BART battle blistering heat and baking rails

As temperatures across the Bay Area near record levels, infrastructure is struggling to keep up. Officials say BART was not created for an extreme environment climate. 

Back in the 1960s when BART was designed, climate change was not an issue, but now climate scientists and engineers say it's a huge issue, especially with rails. 

"They retain the heat and they get so much hotter that they actually lose their integrity in what they're actually built to withstand," said Matthew Ebyof the First Street Foundation, a science think tank.

To deal with the heat, BART has changed its protocols.
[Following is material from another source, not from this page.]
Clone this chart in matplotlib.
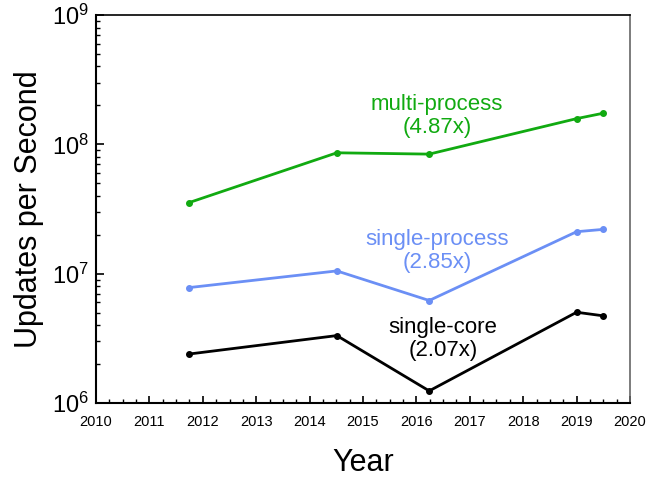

At 100 degrees or more, speeds are reduced from 70 to 44 miles an hour. 

"We would anticipate about a ten minute delay in just those really hot areas near Dublin, Concord, out near Fremont," said BART Spokeswoman Alicia Trost. "We also start doing visual inspections just to make sure the rail looks normal and there's no abnormalities with it."

The good news is that BART is blackout bulletproof because it is designated as a lifeline facility. Officials say they have replaced many rails and will continue to do so. 

"A piece of rail, when you're getting into 50 years, you're at end of lifetime for that rail. We are talking about really the end of life over the majority of our physical rail system,"said Karen Philbrick, PhD of the Mineta Transportation Institute. "We are expecting temperature to continue to rise. So, it's incredibly imperative that we address this now."

Urban areas, with their vast road systems, parking lots, concrete structures and bunched together houses are now described as "heat islands" that don't fully cool down overnight during extreme heat spells. 

"You actually end up with these "heat island effects" where those things are hotter and they're radiating heat hotter than the actual temperature outside. So you feel a temperature much hotter than the forecasted temperature," said Eby. 

"When you start having entire months of days that are getting into the ninety, ninety-five, a hundred, a hundred and five in some places, then you're in a whole different situation," said Chinowsky.   

Tomorrow will heat up faster since much of today's heat will remain overnight.